American journalist, news anchor and correspondent

Sheinelle Marie Jones (born April 19, 1978) is an American journalist and a news anchor and correspondent for NBC News. She is the co-host of Today with Jenna & Sheinelle, the fourth hour of Today, and serves as host of Wild Child as part of the network's Saturday morning educational block, The More You Know. Jones was previously a co-host of the third hour of Today, and a former co-anchor of Weekend Today.

== Early life and education ==
Sheinelle Marie Jones was born April 19, 1978, in Philadelphia, Pennsylvania. Her father is U.S. District Court Judge C. Darnell Jones II. She credits her mother with raising her "surrounded by the power of intentionality," by posting inspirational sayings throughout the house. She attended Wichita Brooks Middle Magnet School and Wichita Heights High School, both in Wichita, Kansas, and Northwestern University in Evanston, Illinois, where she pledged the historically Black sorority Alpha Kappa Alpha. While still in high school, she interned at KWCH-TV, the CBS affiliate in Wichita.

== Career ==
Jones' first broadcast job was in Springfield, Illinois, for WICS. Before going to work for NBC News, Jones worked at KOKI-TV, the FOX affiliate in Tulsa, Oklahoma, and WTXF-TV, the FOX O&O in Philadelphia. She was at the Philadelphia station for more than nine years.

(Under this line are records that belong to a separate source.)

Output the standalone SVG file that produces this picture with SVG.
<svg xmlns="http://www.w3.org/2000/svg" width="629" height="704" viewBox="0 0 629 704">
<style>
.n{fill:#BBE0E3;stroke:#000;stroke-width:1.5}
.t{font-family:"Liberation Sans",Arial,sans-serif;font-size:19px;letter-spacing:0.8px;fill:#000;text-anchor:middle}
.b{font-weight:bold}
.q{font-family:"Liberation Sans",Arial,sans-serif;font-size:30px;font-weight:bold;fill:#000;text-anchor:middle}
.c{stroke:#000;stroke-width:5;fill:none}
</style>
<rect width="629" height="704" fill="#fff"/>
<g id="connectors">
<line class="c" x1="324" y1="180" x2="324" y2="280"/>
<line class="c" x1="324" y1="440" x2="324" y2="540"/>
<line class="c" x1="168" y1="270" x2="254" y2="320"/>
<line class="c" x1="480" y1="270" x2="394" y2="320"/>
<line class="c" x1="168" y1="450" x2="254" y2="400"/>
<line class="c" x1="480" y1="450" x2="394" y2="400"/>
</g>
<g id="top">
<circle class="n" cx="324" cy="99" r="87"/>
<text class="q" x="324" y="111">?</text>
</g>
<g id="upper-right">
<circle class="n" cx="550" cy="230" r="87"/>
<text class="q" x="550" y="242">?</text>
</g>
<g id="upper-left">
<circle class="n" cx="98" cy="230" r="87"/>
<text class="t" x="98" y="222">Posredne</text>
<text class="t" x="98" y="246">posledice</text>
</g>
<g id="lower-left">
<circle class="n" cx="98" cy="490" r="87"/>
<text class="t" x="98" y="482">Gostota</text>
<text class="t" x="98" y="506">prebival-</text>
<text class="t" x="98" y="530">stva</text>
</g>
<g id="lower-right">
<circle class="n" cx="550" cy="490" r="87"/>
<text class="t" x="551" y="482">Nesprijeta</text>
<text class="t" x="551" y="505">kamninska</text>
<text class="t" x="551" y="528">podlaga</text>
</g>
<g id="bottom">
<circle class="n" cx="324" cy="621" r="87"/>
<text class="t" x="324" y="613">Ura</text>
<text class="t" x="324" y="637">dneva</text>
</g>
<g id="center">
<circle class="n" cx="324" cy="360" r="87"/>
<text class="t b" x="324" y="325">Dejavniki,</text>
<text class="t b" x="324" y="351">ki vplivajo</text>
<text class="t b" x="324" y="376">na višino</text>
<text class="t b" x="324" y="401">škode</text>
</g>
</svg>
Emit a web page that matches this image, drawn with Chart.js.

Jones joined Today on October 4, 2014, as part of Weekend Today. In January 2019, she became a co-host on 3rd Hour Today. As a co-host on 3rd Hour Today and a co-anchor on the Saturday editions of Weekend Today, Jones was working six days a week. On December 21, 2019, Jones left Weekend Today. In February 2020, Jones had surgery to remove lesions from her vocal cord and thus could not speak at all for two weeks; she remained out of work for six weeks. In 2021, she was the executive producer for a documentary entitled Stories We Tell: The Fertility Secret, which examined the impact of fertility issues on women of color.

On December 9, 2025, Today announced Jones would be stepping away from the 9 a.m. hour of Today to become a permanent co-host of the fourth hour, beginning January 12, 2026. On January 2, 2026, Jones departed 3rd Hour Today.

==Personal life==
In 2007, Jones married Uche Ojeh, whom she met at Northwestern University, and they have three children, sons Kayin and Uche, and daughter Clara. On May 23, 2025, Today announced that Ojeh had died of aggressive glioblastoma, with Jones having taken family medical leave from NBC News since November 2024 to take care of her husband after his diagnosis in 2023.